|Publication number||US5016821 A|
|Application number||US 07/495,601|
|Publication date||May 21, 1991|
|Filing date||Mar 19, 1990|
|Priority date||Mar 31, 1986|
|Also published as||EP0310607A1, EP0310607B1, US4934605, WO1987007334A2, WO1987007334A3|
|Publication number||07495601, 495601, US 5016821 A, US 5016821A, US-A-5016821, US5016821 A, US5016821A|
|Inventors||Waldemar Hans, Wilhelm Kind, Manfred Kirchner, Siegfried Werner|
|Original Assignee||Robert Bosch Gmbh|
|Export Citation||BiBTeX, EndNote, RefMan|
|Patent Citations (6), Referenced by (3), Classifications (16), Legal Events (3)|
|External Links: USPTO, USPTO Assignment, Espacenet|
This is a division of of application Ser.
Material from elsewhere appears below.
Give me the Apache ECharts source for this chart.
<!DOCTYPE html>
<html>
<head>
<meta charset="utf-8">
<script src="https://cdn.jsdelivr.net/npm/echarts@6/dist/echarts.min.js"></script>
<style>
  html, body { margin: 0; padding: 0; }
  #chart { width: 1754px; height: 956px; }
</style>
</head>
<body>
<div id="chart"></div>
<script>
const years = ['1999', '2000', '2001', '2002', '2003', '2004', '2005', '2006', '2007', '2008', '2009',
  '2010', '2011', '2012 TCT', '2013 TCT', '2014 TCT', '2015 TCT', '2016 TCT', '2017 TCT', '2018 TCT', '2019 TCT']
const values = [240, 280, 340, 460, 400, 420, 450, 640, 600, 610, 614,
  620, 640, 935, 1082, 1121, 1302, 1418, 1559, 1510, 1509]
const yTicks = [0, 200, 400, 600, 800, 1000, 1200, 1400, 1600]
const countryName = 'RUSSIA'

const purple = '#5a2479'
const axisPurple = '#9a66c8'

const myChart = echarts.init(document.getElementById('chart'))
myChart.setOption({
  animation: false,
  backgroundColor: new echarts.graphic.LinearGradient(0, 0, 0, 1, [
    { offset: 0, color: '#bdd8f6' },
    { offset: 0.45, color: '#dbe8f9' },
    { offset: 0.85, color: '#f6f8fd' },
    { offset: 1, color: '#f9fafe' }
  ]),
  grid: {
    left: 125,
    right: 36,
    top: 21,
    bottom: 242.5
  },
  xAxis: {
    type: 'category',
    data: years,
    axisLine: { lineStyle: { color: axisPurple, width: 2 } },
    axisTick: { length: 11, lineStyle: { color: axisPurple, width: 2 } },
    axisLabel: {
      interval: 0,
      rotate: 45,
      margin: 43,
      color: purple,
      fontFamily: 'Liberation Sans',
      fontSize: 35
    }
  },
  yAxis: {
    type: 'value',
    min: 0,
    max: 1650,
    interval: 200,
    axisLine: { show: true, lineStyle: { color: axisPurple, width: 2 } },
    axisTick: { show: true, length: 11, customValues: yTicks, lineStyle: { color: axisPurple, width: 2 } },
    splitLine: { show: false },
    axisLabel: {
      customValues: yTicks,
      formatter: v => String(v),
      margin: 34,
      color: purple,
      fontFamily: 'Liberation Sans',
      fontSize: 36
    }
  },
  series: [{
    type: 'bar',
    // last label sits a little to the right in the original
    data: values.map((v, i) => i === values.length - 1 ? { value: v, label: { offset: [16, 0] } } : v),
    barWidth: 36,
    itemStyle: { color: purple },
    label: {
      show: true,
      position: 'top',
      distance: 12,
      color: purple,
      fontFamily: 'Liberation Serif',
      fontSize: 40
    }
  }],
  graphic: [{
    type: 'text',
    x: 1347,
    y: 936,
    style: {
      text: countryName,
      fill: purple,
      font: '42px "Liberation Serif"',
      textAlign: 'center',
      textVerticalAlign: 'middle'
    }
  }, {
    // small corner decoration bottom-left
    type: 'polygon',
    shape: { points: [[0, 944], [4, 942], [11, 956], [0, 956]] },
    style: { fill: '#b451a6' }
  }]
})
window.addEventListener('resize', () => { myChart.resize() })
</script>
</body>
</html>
No. 272,885 filed Oct. 1, 1988 now U.S. Pat. No. 4,934,605.
The invention relates to a fuel injection valve. Known fuel injection valves operating with a valve needle as closing part have a conical sealing seat at the tip of the valve needle which opens or closes a fuel flow opening in cooperation with a likewise conical valve seat face. Such a fuel injection valve, described, for example, in German Offenlegungsschrift No. 3,502,410, has the disadvantage that during the grinding of the sealing faces of the valve needle, burrs can be produced as a result of which the sealing effect and the quality of the flow are impaired. If these burrs are subsequently removed, deformations and edge damage of the sealing seat can occur.
Other known fuel injection valves operate with spherical closing parts which are attached to the actual valve needle (German Offenlegungsschrift No. 3,318,486). Apart from an additional production step necessary in manufacturing, such valves exhibit the disadvantage that they hydraulically "stick" when being lifted away from the valve seat face and thus respond with a delay. This effect is based on a more planar contact between the closing part and the valve seat face due to the relatively large radius of the sphere. When both parts lift away from one another, a short-term underpressure is produced at the sealing seat since fuel only flows with delay into the produced free volume.
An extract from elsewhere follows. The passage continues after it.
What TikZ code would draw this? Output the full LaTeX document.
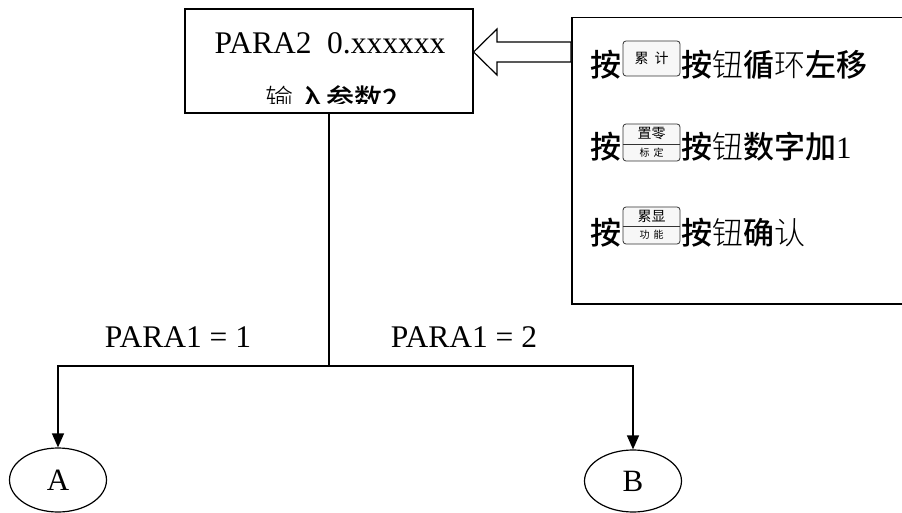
\documentclass[tikz,border=0pt]{standalone}
\usepackage{fontspec}
\setmainfont{Liberation Serif}
\newfontfamily\cjk{Noto Sans CJK SC}
\newfontfamily\cjkmed{Noto Sans CJK SC Medium}
\newfontfamily\cjklight{Noto Sans CJK SC Light}
\usetikzlibrary{arrows.meta,shapes.geometric}
\newcommand\cjkH[1]{{\cjkmed #1}}
\newcommand\cjkL[1]{{\cjklight #1}}
\tikzset{
  box/.style={draw, line width=1.2pt, inner sep=0pt},
  serif/.style={inner sep=0pt, font=\fontsize{31.5}{31.5}\selectfont},
  txt/.style={inner sep=0pt, font=\fontsize{31}{31}\selectfont},
  btn/.style={draw=black!80, rounded corners=3pt, fill=black!3, line width=0.8pt,
              minimum width=57pt, inner sep=0pt},
  btntop/.style={inner sep=0pt, font=\fontsize{14}{14}\selectfont\cjk},
  btnbot/.style={inner sep=0pt, font=\fontsize{10}{10}\selectfont\cjk},
  ell/.style={draw, ellipse, line width=1.2pt, inner sep=0pt,
              font=\fontsize{31}{31}\selectfont},
  conn/.style={line width=1.3pt},
  arr/.style={conn, -{Triangle[length=14pt,width=12pt]}}
}
\begin{document}
\begin{tikzpicture}[x=1pt,y=-1pt]
\clip (0,0) rectangle (902,513);
\fill[white] (0,0) rectangle (902,513);

% left display box
\node[box, minimum width=288pt, minimum height=104pt] (para) at (329,61) {};
\node[serif] (ptxt) at (330,43) {PARA2~~0.xxxxxx};
\begin{scope}
  \clip (187,70) rectangle (471,104);
  \node[inner sep=0pt, font=\fontsize{28}{28}\selectfont] (ptxt2) at (332,99)
    {\cjkL{输}\,\cjkH{入参数2}};
\end{scope}

% right key box
\node[box, line width=1.5pt, minimum width=335pt, minimum height=286pt,
      anchor=north west] (keys) at (571,17) {};

% hollow arrow from key box to display box
\draw[line width=1.2pt, fill=white] (para.east |- 0,52) -- (497,29) -- (497,42)
  -- (keys.west |- 0,42) -- (keys.west |- 0,62) -- (497,62) -- (497,75) -- cycle;

% line 1
\node[txt, anchor=east] (p1) at (622,65) {\cjkH{按}};
\node[btn, minimum height=35pt] (k1) at (651.5,58.5) {};
\node[inner sep=0pt, font=\fontsize{14}{14}\selectfont\cjk] (k1t) at (k1) {累\hspace{6pt}计};
\node[txt, anchor=west] (r1) at (681,65) {\cjkH{按}\cjkL{钮}\cjkH{循}\cjkL{环}\cjkH{左移}};

% line 2
\node[txt, anchor=east] (p2) at (622,147) {\cjkH{按}};
\node[btn, minimum height=37pt] (k2) at (651.5,142.5) {};
\draw[line width=0.8pt, draw=black!80] (k2.west |- 0,144) -- (k2.east |- 0,144);
\node[btntop] (k2a) at (651.5,134) {置零};
\node[btnbot] (k2b) at (651.5,153) {标\hspace{4pt}定};
\node[txt, anchor=west] (r2) at (681,147) {\cjkH{按}\cjkL{钮}\cjkH{数字加}1};

% line 3
\node[txt, anchor=east] (p3) at (622,233) {\cjkH{按}};
\node[btn, minimum height=37pt] (k3) at (651.5,225.5) {};
\draw[line width=0.8pt, draw=black!80] (k3.west |- 0,226) -- (k3.east |- 0,226);
\node[btntop] (k3a) at (651.5,216) {累显};
\node[btnbot] (k3b) at (651.5,235) {功\hspace{4pt}能};
\node[txt, anchor=west] (r3) at (681,233) {\cjkH{按}\cjkL{钮}\cjkH{确}\cjkL{认}};

% tree
\coordinate (j) at (329,366);
\node[ell, minimum width=97pt, minimum height=64pt] (A) at (58,480) {A};
\node[ell, minimum width=97pt, minimum height=62pt] (B) at (633,481) {B};
\draw[conn] (para.south) -- (j);
\draw[arr] (j) -| (A.north);
\draw[arr] (j) -| (B.north);
\node[serif] (l1) at (178,337) {PARA1 = 1};
\node[serif] (l2) at (464,337) {PARA1 = 2};
\end{tikzpicture}
\end{document}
In addition, a fuel injection valve is known see (German Offenlegungsschrift No. 3,301,501), in which a perforated disc is located downstream of the valve seat in order to improve an injected fuel jet. The fuel is injected through an holes machined in this perforated disc onto the internal wall of a processing sleeve. The actual ejection end of such a fuel injection valve forms a closing collar of the processing sleeve. It is disadvantageous in this fuel injection valve that the fuel jets generated by the perforated disc impinge at a very steep angle on the internal wall of the processing sleeve. In addition, the point of impingement is far above the ejection end of the processing sleeve. The fuel "screws" itself along the internal wall of the processing sleeve to the ejection end and an ejection occurs in the form of a cone. The liquid droplets ejected during this process are relatively large which impairs the formation of an optimum fuel/air mixture.
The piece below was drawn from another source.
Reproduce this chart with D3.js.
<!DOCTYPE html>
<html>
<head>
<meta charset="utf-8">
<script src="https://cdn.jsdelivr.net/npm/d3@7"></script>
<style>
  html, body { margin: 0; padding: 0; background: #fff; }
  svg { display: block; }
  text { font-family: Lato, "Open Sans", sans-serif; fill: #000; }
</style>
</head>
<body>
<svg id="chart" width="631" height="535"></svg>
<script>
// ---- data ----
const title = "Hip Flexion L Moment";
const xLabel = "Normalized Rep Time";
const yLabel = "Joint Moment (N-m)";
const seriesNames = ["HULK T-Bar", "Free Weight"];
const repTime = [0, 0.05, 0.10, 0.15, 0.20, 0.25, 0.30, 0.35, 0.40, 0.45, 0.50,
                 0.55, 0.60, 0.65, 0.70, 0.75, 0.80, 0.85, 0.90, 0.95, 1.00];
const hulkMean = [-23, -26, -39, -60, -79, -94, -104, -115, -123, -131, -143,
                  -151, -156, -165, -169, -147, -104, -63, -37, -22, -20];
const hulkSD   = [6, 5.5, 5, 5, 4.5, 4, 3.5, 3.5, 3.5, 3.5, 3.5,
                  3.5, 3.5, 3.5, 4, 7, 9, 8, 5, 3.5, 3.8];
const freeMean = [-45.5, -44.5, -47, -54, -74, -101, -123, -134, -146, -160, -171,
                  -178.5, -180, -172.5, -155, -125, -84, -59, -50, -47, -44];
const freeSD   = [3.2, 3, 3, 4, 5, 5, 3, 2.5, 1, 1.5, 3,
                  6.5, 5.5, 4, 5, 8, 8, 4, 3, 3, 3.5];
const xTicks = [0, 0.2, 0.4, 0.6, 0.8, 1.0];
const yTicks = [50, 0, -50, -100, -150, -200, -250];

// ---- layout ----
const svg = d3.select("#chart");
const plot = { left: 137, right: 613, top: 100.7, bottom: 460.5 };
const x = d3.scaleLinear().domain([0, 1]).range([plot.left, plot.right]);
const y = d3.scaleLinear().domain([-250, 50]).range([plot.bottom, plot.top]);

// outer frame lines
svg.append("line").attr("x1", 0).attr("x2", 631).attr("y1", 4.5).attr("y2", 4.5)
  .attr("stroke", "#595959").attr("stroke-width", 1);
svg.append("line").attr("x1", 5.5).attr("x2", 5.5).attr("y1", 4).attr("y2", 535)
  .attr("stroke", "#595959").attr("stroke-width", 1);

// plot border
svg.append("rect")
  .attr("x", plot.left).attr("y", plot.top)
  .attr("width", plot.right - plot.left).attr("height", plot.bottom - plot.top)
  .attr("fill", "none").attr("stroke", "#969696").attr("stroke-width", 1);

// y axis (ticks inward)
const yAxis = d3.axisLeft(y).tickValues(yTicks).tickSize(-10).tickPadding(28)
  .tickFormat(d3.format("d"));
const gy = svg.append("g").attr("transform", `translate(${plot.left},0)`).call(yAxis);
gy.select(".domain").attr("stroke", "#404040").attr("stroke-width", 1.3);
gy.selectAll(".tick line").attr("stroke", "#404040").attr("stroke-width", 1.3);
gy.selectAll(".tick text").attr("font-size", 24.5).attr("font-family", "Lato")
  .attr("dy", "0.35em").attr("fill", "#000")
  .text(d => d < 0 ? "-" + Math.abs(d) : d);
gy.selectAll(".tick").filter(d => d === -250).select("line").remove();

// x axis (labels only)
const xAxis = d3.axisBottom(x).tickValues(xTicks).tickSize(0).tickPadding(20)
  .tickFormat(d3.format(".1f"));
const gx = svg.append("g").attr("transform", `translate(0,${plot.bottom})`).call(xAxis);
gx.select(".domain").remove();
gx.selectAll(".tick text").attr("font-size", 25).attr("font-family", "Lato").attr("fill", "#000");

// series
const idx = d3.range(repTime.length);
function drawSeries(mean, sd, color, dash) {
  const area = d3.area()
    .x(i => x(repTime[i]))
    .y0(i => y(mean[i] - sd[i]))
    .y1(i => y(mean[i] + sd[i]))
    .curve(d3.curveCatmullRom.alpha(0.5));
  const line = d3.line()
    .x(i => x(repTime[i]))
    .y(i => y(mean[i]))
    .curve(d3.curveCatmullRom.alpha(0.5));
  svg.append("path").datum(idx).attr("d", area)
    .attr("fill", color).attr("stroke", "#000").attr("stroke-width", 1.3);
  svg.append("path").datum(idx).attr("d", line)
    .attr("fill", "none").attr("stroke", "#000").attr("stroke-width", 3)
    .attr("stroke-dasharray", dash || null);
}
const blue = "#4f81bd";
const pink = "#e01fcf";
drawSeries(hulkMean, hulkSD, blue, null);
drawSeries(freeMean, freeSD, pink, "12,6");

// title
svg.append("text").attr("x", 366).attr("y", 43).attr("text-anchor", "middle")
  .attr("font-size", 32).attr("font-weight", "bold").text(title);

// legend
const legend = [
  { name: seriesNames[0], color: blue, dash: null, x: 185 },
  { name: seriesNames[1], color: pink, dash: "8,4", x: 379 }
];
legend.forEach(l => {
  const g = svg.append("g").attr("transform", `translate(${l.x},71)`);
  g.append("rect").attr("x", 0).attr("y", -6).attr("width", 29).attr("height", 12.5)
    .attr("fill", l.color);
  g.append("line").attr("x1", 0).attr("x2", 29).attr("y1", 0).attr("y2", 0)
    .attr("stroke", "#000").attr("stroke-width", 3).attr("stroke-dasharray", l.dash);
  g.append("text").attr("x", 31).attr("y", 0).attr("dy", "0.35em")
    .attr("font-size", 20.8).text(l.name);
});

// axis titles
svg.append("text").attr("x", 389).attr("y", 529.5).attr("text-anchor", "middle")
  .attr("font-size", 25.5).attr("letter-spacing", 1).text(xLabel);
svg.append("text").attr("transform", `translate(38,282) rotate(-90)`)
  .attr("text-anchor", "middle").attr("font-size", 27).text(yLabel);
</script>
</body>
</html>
From German Offenlegungsschrift No. 3,301,501, a peg is also known which, forming a part of the perforated disc, partially projects into the valve needle body and forms an annular conduit towards the nozzle body. However, this annular conduct is not advantageously designed with respect to flow. Coming from the valve seat, the fuel is not "guided" to the perforated disc but can be collected in various dead spaces. This extends the period of time between the lifting of a valve part away from the valve seat and the ejection of fuel from the holes, the valve operates with delay.
The object of the invention is a fuel injection valve susceptible to an easy and accurate production, with burrs and other impurities impairing the flow being prevented.
The object of the invention is achieved by forming the seated portion of the valve needle as a rounding formed by a part of an outer circumference of an imaginary orus. In addition, the smooth surface contour of the valve needle and the valve seat face produces a very good correlation between the stroke of the valve needle and the volume of the fuel flowing off. Since hydraulic sticking of the valve needle on the valve seat face is largely prevented, the fuel injection valve operates with a short opening time.
It is advantageous, in particular, also to round the transient areas arranged downstream of the sealing seat to achieve a uniform fuel flow away from the sealing seat.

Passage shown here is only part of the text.